What you need to do: Beneath this line are entries. Copy the range from the line with "Rebuild this chart" to the line with "const trendOpeningB = [0.43, 100];", ends included, exactly; leave pictures out.

= = = =

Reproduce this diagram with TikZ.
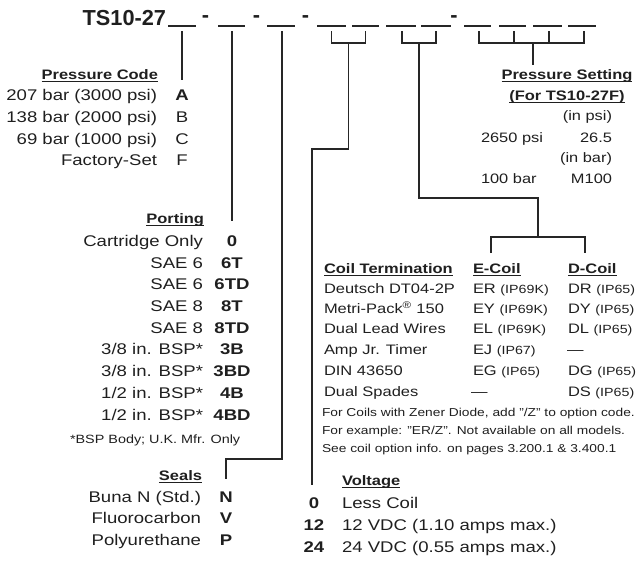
\documentclass[tikz,border=0pt]{standalone}
\usepackage{fontspec}
\setmainfont{Liberation Sans}[FakeStretch=1.2]
\newfontfamily\plainf{Liberation Sans}
\newcommand\myul[1]{\setbox0\hbox{#1}\rlap{\rule[-2.3pt]{\wd0}{0.75pt}}\box0}
\newcommand\ipx[1]{{\fontsize{8.9}{10}\selectfont(#1)}}
\tikzset{
  lbl/.style={inner sep=0pt, outer sep=0pt, text=black!88},
  bodyt/.style={lbl, font=\fontsize{11.6}{13}\selectfont},
  codet/.style={lbl, anchor=base, font=\bfseries\fontsize{11.6}{13}\selectfont},
  codereg/.style={lbl, anchor=base, font=\fontsize{11.6}{13}\selectfont},
  headt/.style={lbl, font=\bfseries\fontsize{10.3}{12}\selectfont},
  coilt/.style={lbl, anchor=base west, font=\fontsize{10.3}{12}\selectfont},
  pst/.style={lbl, font=\fontsize{10.25}{12}\selectfont},
  notet/.style={lbl, anchor=base west, font=\fontsize{8.6}{10}\selectfont},
  titlet/.style={lbl, font=\plainf\bfseries\fontsize{16.3}{18}\selectfont},
  conn/.style={line width=0.9pt, draw=black!85},
  blank/.style={line width=0.9pt, draw=black!85},
}
\begin{document}
\begin{tikzpicture}[x=0.75pt, y=-0.75pt]
\useasboundingbox (0,0) rectangle (637,562);
% ---------- title line ----------
\node[titlet, anchor=base east] (title) at (166,25) {TS10-27};
\foreach \a/\b in {168/196,218/245,267/295,317/346,352/379,386/416,421/451,464/491,499/526,533/562,568/596}
  {\draw[blank] (\a,26) -- (\b,26);}
\node[titlet, anchor=base] (d1) at (205.5,22) {-};
\node[titlet, anchor=base] (d2) at (256.5,22) {-};
\node[titlet, anchor=base] (d3) at (305.5,22) {-};
\node[titlet, anchor=base] (d4) at (454,22) {-};
% ---------- pressure code ----------
\node[headt, anchor=base east] (hpc) at (158,79) {\myul{Pressure Code}};
\node[bodyt, anchor=base east] (pat) at (157,100) {207 bar (3000 psi)};
\node[bodyt, anchor=base east] (pbt) at (157,122) {138 bar (2000 psi)};
\node[bodyt, anchor=base east] (pct) at (157,144) {69 bar (1000 psi)};
\node[bodyt, anchor=base east] (pft) at (157,165) {Factory-Set};
\node[codet] (pa) at (182,100) {A};
\node[codereg] (pb) at (182,122) {B};
\node[codereg] (pc) at (182,144) {C};
\node[codereg] (pf) at (182,165) {F};
% ---------- porting ----------
\node[headt, anchor=base east] (hpo) at (204,223) {\myul{Porting}};
\node[bodyt, anchor=base east] (po1t) at (203,246) {Cartridge Only};
\node[bodyt, anchor=base east] (po2t) at (203,268) {SAE 6};
\node[bodyt, anchor=base east] (po3t) at (203,289) {SAE 6};
\node[bodyt, anchor=base east] (po4t) at (203,311) {SAE 8};
\node[bodyt, anchor=base east] (po5t) at (203,333) {SAE 8};
\node[bodyt, anchor=base east] (po6t) at (203,354) {3/8 in. BSP*};
\node[bodyt, anchor=base east] (po7t) at (203,376) {3/8 in. BSP*};
\node[bodyt, anchor=base east] (po8t) at (203,398) {1/2 in. BSP*};
\node[bodyt, anchor=base east] (po9t) at (203,420) {1/2 in. BSP*};
\node[codet] (po1) at (232,246) {0};
\node[codet] (po2) at (232,268) {6T};
\node[codet] (po3) at (232,289) {6TD};
\node[codet] (po4) at (232,311) {8T};
\node[codet] (po5) at (232,333) {8TD};
\node[codet] (po6) at (232,354) {3B};
\node[codet] (po7) at (232,376) {3BD};
\node[codet] (po8) at (232,398) {4B};
\node[codet] (po9) at (232,420) {4BD};
\node[lbl, anchor=base west, font=\fontsize{9}{10}\selectfont] (bspn) at (70,443) {*BSP Body; U.K. Mfr. Only};
% ---------- seals ----------
\node[headt, anchor=base east] (hse) at (202,480) {\myul{Seals}};
\node[bodyt, anchor=base east] (s1t) at (201,502) {Buna N (Std.)};
\node[bodyt, anchor=base east] (s2t) at (201,523) {Fluorocarbon};
\node[bodyt, anchor=base east] (s3t) at (201,545) {Polyurethane};
\node[codet] (s1) at (226,502) {N};
\node[codet] (s2) at (226,523) {V};
\node[codet] (s3) at (226,545) {P};
% ---------- voltage ----------
\node[headt, anchor=base west] (hvo) at (342,485) {\myul{Voltage}};
\node[codet] (v1) at (314,508) {0};
\node[codet] (v2) at (314,530) {12};
\node[codet] (v3) at (314,552) {24};
\node[bodyt, anchor=base west] (v1t) at (342,508) {Less Coil};
\node[bodyt, anchor=base west] (v2t) at (342,530) {12 VDC (1.10 amps max.)};
\node[bodyt, anchor=base west] (v3t) at (342,552) {24 VDC (0.55 amps max.)};
% ---------- coil termination ----------
\node[headt, anchor=base west] (hct) at (324,273) {\myul{Coil Termination}};
\node[headt, anchor=base west] (hec) at (473,273) {\myul{E-Coil}};
\node[headt, anchor=base west] (hdc) at (568,273) {\myul{D-Coil}};
\node[coilt] (c1) at (324,293) {Deutsch DT04-2P};
\node[coilt] (c2) at (324,313) {Metri-Pack\textsuperscript{®} 150};
\node[coilt] (c3) at (324,333) {Dual Lead Wires};
\node[coilt] (c4) at (324,354) {Amp Jr. Timer};
\node[coilt] (c5) at (324,375) {DIN 43650};
\node[coilt] (c6) at (324,396) {Dual Spades};
\node[coilt] (e1) at (473,293) {ER \ipx{IP69K}};
\node[coilt] (e2) at (473,313) {EY \ipx{IP69K}};
\node[coilt] (e3) at (473,333) {EL \ipx{IP69K}};
\node[coilt] (e4) at (473,354) {EJ \ipx{IP67}};
\node[coilt] (e5) at (473,375) {EG \ipx{IP65}};
\node[coilt] (e6) at (471,396) {—};
\node[coilt] (f1) at (568,293) {DR \ipx{IP65}};
\node[coilt] (f2) at (568,313) {DY \ipx{IP65}};
\node[coilt] (f3) at (568,333) {DL \ipx{IP65}};
\node[coilt] (f4) at (567,354) {—};
\node[coilt] (f5) at (568,375) {DG \ipx{IP65}};
\node[coilt] (f6) at (568,396) {DS \ipx{IP65}};
\node[notet] (n1) at (322,416) {For Coils with Zener Diode, add "/Z" to option code.};
\node[notet] (n2) at (322,434) {For example: "ER/Z". Not available on all models.};
\node[notet] (n3) at (322,452) {See coil option info. on pages 3.200.1 \& 3.400.1};
% ---------- pressure setting ----------
\node[headt, anchor=base] (hps) at (567,79) {\myul{Pressure Setting}};
\node[headt, anchor=base] (hps2) at (567,100) {\myul{(For TS10-27F)}};
\node[pst, anchor=base east] (ps1) at (612,120) {(in psi)};
\node[pst, anchor=base west] (ps2t) at (481,142) {2650 psi};
\node[pst, anchor=base east] (ps2) at (612,142) {26.5};
\node[pst, anchor=base east] (ps3) at (612,162) {(in bar)};
\node[pst, anchor=base west] (ps4t) at (481,183) {100 bar};
\node[pst, anchor=base east] (ps4) at (612,183) {M100};
% ---------- connectors ----------
\coordinate (t1) at (182,31);  \coordinate (t1e) at (182,80);
\coordinate (t2) at (232,31);  \coordinate (t2e) at (232,221);
\coordinate (t3) at (282,31);  \coordinate (t3k) at (282,459); \coordinate (t3e) at (226,479);
\draw[conn] (t1) -- (t1e);
\draw[conn] (t2) -- (t2e);
\draw[conn] (t3) -- (t3k) -| (t3e);
% bracket 1 -> voltage
\coordinate (b1a) at (331.5,31); \coordinate (b1b) at (365.5,31);
\coordinate (b1m) at (348.5,43); \coordinate (b1k) at (348.5,149); \coordinate (b1e) at (312,485);
\draw[conn] (b1a) |- (b1b |- b1m) -- (b1b);
\draw[conn] (b1m) -- (b1k) -| (b1e);
% bracket 2 -> coil
\coordinate (b2a) at (402,31); \coordinate (b2b) at (436,31);
\coordinate (b2m) at (419,43); \coordinate (b2k) at (419,198); \coordinate (b2c) at (538,237);
\coordinate (ca) at (491,253); \coordinate (cb) at (585,253);
\draw[conn] (b2a) |- (b2b |- b2m) -- (b2b);
\draw[conn] (b2m) -- (b2k) -| (b2c);
\draw[conn] (ca) |- (cb |- b2c) -- (cb);
% bracket 3 -> pressure setting
\coordinate (b3a) at (479,31); \coordinate (b3b) at (514,31); \coordinate (b3c) at (549,31); \coordinate (b3d) at (584,31);
\coordinate (b3m) at (533,43); \coordinate (b3e) at (533,65);
\draw[conn] (b3a) |- (b3d |- b3m) -- (b3d);
\draw[conn] (b3b) -- (b3b |- b3m);
\draw[conn] (b3c) -- (b3c |- b3m);
\draw[conn] (b3m) -- (b3e);
\end{tikzpicture}
\end{document}
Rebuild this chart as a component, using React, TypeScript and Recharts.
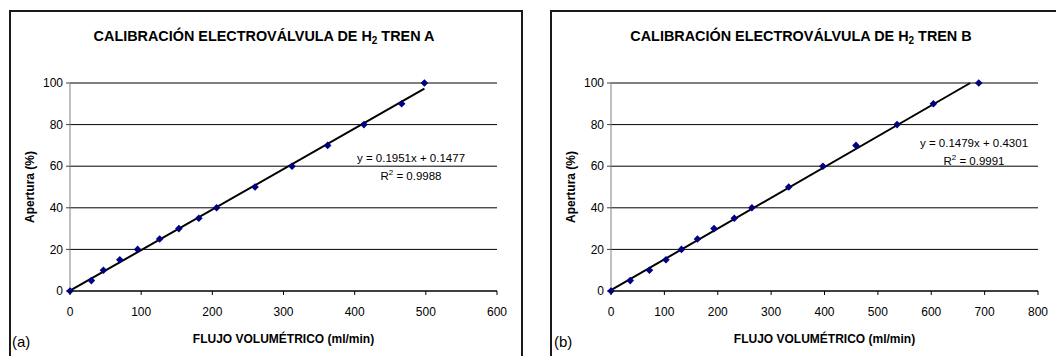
import React from "react";
import {
  CartesianGrid,
  Scatter,
  ScatterChart,
  XAxis,
  YAxis
} from "recharts";

// apertura (%) vs flujo volumétrico (ml/min)
const openingA = [0, 5, 10, 15, 20, 25, 30, 35, 40, 50, 60, 70, 80, 90, 100];
const flowA = [0, 30, 47, 70, 95, 126, 153, 181, 206, 260, 312, 362, 413, 466, 498];

const openingB = [0, 5, 10, 15, 20, 25, 30, 35, 40, 50, 60, 70, 80, 90, 100];
const flowB = [0, 36, 72, 103, 132, 162, 193, 231, 264, 333, 397, 459, 536, 604, 689];

// extremos de la línea de tendencia (lineal)
const trendFlowA = [0, 498];
const trendOpeningA = [0.15, 97.3];
const trendFlowB = [0, 673];
const trendOpeningB = [0.43, 100];

const yTicks = [0, 20, 40, 60, 80, 100];
const xTicksA = [0, 100, 200, 300, 400, 500, 600];
const xTicksB = [0, 100, 200, 300, 400, 500, 600, 700, 800];

const FONT = "'Liberation Sans', Arial, sans-serif";

const toPoints = (xs: number[], ys: number[]) => xs.map((x, i) => ({ x, y: ys[i] }));

function Diamond(props: any) {
  const { cx, cy } = props;
  if (cx == null || cy == null) return <g />;
  const r = 3.8;
  return (
    <polygon
      fill="#000080"
      points={`${cx},${cy - r} ${cx + r},${cy} ${cx},${cy + r} ${cx - r},${cy}`}
    />
  );
}

// título de eje dentro del svg, centrado en el área de la gráfica
function AxisTitle(props: any) {
  const { viewBox, text, vertical, dx = 0 } = props;
  if (!viewBox) return null;
  const { x, y, width, height } = viewBox;
  const common = {
    fill: "#000",
    fontFamily: FONT,
    fontSize: 12,
    fontWeight: "bold" as const,
    textAnchor: "middle" as const
  };
  if (vertical) {
    const cx = x + dx;
    const cy = y + height / 2;
    return (
      <text {...common} transform={`rotate(-90 ${cx} ${cy})`} x={cx} y={cy + 4}>
        {text}
      </text>
    );
  }
  return (
    <text {...common} x={x + width / 2} y={y + height}>
      {text}
    </text>
  );
}

type PanelProps = {
  left: number;
  width: number;
  marginLeft: number;
  marginRight: number;
  xMax: number;
  xTicks: number[];
  points: { x: number; y: number }[];
  trend: { x: number; y: number }[];
};

function Panel({ left, width, marginLeft, marginRight, xMax, xTicks, points, trend }: PanelProps) {
  const tickStyle = { fill: "#000", fontSize: 12, fontFamily: FONT };

  return (
    <div style={{ position: "absolute", left, top: 0 }}>
      <ScatterChart
        height={356}
        margin={{ top: 83, right: marginRight, bottom: 13, left: marginLeft }}
        width={width}
      >
        <CartesianGrid horizontal stroke="#000" vertical={false} />
        <XAxis
          axisLine={{ stroke: "#000" }}
          dataKey="x"
          domain={[0, xMax]}
          height={52}
          label={<AxisTitle text="FLUJO VOLUMÉTRICO (ml/min)" />}
          tick={tickStyle}
          tickLine={{ stroke: "#000" }}
          tickMargin={12}
          tickSize={4}
          ticks={xTicks}
          type="number"
        />
        <YAxis
          axisLine={{ stroke: "#808080" }}
          dataKey="y"
          domain={[0, 100]}
          label={<AxisTitle dx={20} text="Apertura (%)" vertical />}
          tick={tickStyle}
          tickLine={{ stroke: "#404040" }}
          tickMargin={3}
          tickSize={4}
          ticks={yTicks}
          type="number"
          width={60}
        />
        <Scatter
          data={trend}
          isAnimationActive={false}
          line={{ stroke: "#000", strokeWidth: 2 }}
          lineType="joint"
          shape={() => <g />}
        />
        <Scatter data={points} isAnimationActive={false} shape={Diamond} />
      </ScatterChart>
    </div>
  );
}

const boxStyle: React.CSSProperties = {
  position: "absolute",
  top: 10,
  height: 360,
  border: "2px solid #1a1a1a",
  boxSizing: "border-box"
};

const titleStyle: React.CSSProperties = {
  position: "absolute",
  top: 28,
  width: 460,
  textAlign: "center",
  fontFamily: FONT,
  fontSize: 14.4,
  fontWeight: "bold",
  lineHeight: "16px",
  whiteSpace: "nowrap"
};

const eqStyle: React.CSSProperties = {
  position: "absolute",
  width: 160,
  textAlign: "center",
  fontFamily: FONT,
  fontSize: 11.5,
  lineHeight: "18px",
  whiteSpace: "nowrap"
};

const tagStyle: React.CSSProperties = {
  position: "absolute",
  top: 333,
  fontFamily: FONT,
  fontSize: 15,
  lineHeight: "17px"
};

const subStyle: React.CSSProperties = { fontSize: 10, verticalAlign: "-3px", lineHeight: 0 };
const supStyle: React.CSSProperties = { fontSize: 8, verticalAlign: "5px", lineHeight: 0 };

export default function App() {
  return (
    <div
      style={{
        position: "absolute",
        left: 0,
        top: 0,
        width: 1056,
        height: 356,
        overflow: "hidden",
        background: "#fff",
        color: "#000"
      }}
    >
      <div style={{ ...boxStyle, left: 9, width: 514 }} />
      <div style={{ ...boxStyle, left: 550, width: 520 }} />

      <Panel
        left={0}
        marginLeft={10}
        marginRight={25}
        points={toPoints(flowA, openingA)}
        trend={toPoints(trendFlowA, trendOpeningA)}
        width={522}
        xMax={600}
        xTicks={xTicksA}
      />
      <Panel
        left={526}
        marginLeft={25}
        marginRight={18}
        points={toPoints(flowB, openingB)}
        trend={toPoints(trendFlowB, trendOpeningB)}
        width={530}
        xMax={800}
        xTicks={xTicksB}
      />

      <div style={{ ...titleStyle, left: 264 - 230 }}>
        CALIBRACIÓN ELECTROVÁLVULA DE H<span style={subStyle}>2</span> TREN A
      </div>
      <div style={{ ...titleStyle, left: 801 - 230 }}>
        CALIBRACIÓN ELECTROVÁLVULA DE H<span style={subStyle}>2</span> TREN B
      </div>

      <div style={{ ...eqStyle, left: 411 - 80, top: 149 }}>
        <div>y = 0.1951x + 0.1477</div>
        <div>
          R<span style={supStyle}>2</span> = 0.9988
        </div>
      </div>
      <div style={{ ...eqStyle, left: 974 - 80, top: 134 }}>
        <div>y = 0.1479x + 0.4301</div>
        <div>
          R<span style={supStyle}>2</span> = 0.9991
        </div>
      </div>

      <div style={{ ...tagStyle, left: 12 }}>(a)</div>
      <div style={{ ...tagStyle, left: 554 }}>(b)</div>
    </div>
  );
}
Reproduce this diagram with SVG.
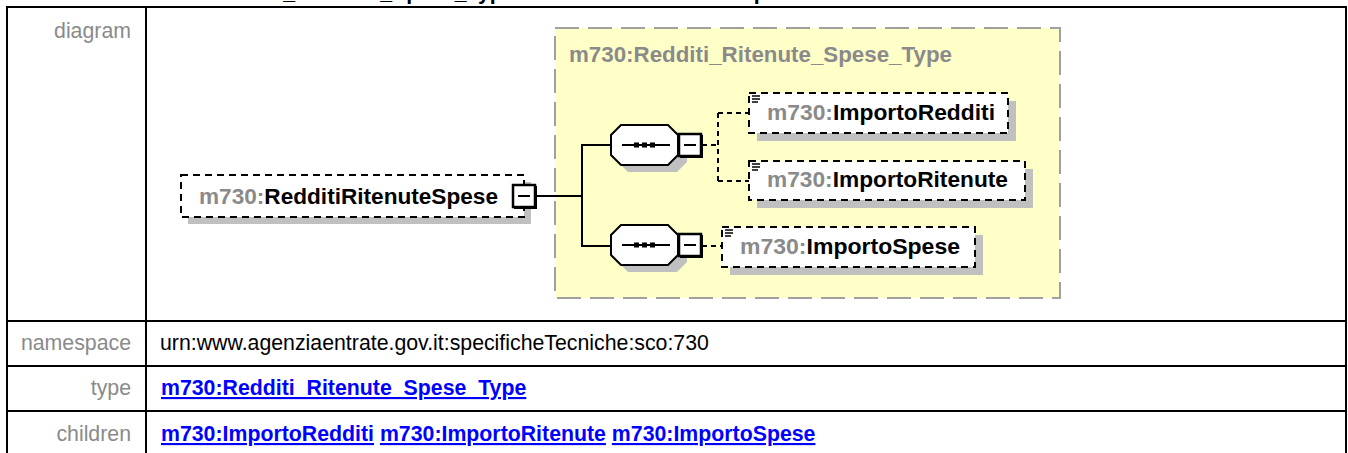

= = = =

Exercise answer:
Rebuild this chart as a component, using React, TypeScript and Recharts.
import React from "react";
import {
  CartesianGrid,
  Scatter,
  ScatterChart,
  XAxis,
  YAxis
} from "recharts";

// apertura (%) vs flujo volumétrico (ml/min)
const openingA = [0, 5, 10, 15, 20, 25, 30, 35, 40, 50, 60, 70, 80, 90, 100];
const flowA = [0, 30, 47, 70, 95, 126, 153, 181, 206, 260, 312, 362, 413, 466, 498];

const openingB = [0, 5, 10, 15, 20, 25, 30, 35, 40, 50, 60, 70, 80, 90, 100];
const flowB = [0, 36, 72, 103, 132, 162, 193, 231, 264, 333, 397, 459, 536, 604, 689];

// extremos de la línea de tendencia (lineal)
const trendFlowA = [0, 498];
const trendOpeningA = [0.15, 97.3];
const trendFlowB = [0, 673];
const trendOpeningB = [0.43, 100];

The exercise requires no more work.